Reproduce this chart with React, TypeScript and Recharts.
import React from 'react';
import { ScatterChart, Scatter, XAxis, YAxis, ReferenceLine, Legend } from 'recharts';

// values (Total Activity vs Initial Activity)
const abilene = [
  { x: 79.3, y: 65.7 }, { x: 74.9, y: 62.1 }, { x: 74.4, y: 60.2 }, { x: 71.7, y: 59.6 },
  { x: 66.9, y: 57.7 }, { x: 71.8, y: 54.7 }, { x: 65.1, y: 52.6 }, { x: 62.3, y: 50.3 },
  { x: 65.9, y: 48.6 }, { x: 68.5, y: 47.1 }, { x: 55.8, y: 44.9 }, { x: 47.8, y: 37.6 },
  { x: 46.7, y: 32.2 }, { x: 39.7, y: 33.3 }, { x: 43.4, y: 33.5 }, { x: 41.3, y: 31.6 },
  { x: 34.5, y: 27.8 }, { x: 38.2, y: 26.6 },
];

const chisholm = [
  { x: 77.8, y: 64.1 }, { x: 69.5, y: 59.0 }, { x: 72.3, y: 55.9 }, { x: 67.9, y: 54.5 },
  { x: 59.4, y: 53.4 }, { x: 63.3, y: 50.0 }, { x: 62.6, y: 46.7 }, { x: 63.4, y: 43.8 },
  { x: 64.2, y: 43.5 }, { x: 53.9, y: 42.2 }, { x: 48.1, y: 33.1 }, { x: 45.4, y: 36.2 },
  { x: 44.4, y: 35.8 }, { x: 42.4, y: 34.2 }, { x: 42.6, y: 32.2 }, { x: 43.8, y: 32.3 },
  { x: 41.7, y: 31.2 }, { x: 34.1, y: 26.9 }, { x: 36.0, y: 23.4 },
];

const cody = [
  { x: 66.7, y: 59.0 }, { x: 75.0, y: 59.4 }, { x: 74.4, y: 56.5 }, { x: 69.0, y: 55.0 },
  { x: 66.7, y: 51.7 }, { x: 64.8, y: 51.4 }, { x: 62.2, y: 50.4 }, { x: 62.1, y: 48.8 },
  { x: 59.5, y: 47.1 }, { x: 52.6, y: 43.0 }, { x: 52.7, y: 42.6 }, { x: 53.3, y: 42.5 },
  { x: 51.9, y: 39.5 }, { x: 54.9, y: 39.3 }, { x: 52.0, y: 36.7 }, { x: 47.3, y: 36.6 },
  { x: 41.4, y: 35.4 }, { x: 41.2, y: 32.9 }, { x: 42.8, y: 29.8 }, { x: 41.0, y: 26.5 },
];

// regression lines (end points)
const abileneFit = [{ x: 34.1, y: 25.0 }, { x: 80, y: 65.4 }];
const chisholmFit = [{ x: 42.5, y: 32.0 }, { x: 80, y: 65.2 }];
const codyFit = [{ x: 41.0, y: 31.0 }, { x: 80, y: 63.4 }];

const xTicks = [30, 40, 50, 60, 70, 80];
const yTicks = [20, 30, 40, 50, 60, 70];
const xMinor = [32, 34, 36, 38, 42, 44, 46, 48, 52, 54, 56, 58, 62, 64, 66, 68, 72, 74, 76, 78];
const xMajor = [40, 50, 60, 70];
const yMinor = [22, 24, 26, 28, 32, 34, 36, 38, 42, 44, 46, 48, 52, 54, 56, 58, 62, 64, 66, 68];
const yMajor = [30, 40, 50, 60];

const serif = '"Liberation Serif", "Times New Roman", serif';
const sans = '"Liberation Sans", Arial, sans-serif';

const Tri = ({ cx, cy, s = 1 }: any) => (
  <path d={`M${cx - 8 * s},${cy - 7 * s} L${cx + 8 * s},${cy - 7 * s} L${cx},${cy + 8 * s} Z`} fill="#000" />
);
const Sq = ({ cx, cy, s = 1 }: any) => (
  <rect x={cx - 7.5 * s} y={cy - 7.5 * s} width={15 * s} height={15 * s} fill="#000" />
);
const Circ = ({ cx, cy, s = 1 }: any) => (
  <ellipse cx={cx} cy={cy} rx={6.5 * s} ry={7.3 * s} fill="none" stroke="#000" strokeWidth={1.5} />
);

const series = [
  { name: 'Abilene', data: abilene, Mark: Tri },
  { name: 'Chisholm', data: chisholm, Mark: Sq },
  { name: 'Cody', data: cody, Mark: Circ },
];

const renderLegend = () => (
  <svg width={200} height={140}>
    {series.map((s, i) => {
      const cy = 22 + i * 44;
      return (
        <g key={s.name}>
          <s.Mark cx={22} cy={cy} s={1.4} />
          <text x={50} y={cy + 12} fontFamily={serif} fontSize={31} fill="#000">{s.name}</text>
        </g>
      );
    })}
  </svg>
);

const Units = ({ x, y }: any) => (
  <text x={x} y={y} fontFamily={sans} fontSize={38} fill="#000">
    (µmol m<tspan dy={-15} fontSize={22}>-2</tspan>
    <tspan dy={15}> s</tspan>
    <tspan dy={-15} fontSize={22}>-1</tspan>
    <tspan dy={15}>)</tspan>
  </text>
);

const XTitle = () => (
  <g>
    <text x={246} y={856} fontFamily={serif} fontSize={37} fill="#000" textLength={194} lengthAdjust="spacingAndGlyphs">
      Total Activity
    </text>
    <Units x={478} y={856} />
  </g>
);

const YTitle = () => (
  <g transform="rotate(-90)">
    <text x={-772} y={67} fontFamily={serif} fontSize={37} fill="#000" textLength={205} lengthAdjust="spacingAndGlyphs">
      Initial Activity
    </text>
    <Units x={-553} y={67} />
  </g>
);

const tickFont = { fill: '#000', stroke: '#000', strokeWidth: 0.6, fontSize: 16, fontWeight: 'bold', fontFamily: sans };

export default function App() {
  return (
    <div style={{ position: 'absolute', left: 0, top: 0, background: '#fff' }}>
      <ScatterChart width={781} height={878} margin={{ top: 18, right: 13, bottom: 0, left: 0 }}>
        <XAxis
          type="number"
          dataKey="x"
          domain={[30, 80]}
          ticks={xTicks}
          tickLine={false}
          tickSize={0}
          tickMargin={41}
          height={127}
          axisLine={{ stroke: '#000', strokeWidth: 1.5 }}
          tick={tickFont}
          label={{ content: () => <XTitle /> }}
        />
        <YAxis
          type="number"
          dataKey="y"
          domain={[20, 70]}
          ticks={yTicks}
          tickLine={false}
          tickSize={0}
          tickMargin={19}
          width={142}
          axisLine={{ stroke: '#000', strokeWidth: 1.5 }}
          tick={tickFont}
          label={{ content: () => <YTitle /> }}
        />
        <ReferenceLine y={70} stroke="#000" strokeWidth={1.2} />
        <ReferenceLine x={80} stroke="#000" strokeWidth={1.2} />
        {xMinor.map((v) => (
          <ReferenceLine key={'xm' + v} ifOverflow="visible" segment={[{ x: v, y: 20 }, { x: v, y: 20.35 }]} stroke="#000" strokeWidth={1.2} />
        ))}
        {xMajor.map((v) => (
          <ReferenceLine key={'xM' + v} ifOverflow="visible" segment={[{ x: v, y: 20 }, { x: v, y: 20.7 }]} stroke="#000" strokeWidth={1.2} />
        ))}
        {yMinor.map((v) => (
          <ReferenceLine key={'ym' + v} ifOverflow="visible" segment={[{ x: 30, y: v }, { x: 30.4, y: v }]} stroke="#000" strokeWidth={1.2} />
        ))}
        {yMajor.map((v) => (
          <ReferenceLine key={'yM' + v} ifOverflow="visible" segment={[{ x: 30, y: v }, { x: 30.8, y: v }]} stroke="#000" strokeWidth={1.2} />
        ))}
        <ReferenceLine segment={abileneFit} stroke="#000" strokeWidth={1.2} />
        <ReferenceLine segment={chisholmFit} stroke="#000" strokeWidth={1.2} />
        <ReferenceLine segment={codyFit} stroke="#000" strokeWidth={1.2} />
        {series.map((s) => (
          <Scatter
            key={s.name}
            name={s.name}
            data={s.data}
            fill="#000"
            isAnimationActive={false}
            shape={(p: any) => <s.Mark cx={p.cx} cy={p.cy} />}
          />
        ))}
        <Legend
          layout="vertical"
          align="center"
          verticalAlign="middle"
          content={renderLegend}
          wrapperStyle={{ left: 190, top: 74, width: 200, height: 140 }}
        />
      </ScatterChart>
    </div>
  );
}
★ ★ ★ ★ ★
### To be done
Extract exactly the leading lines of the data, stopping at and including the line with "YAxis, ReferenceLine, Legend".

### Exercise output
Reproduce this chart with React, TypeScript and Recharts.
import React from 'react';
import { ScatterChart, Scatter, XAxis, YAxis, ReferenceLine, Legend } from 'recharts';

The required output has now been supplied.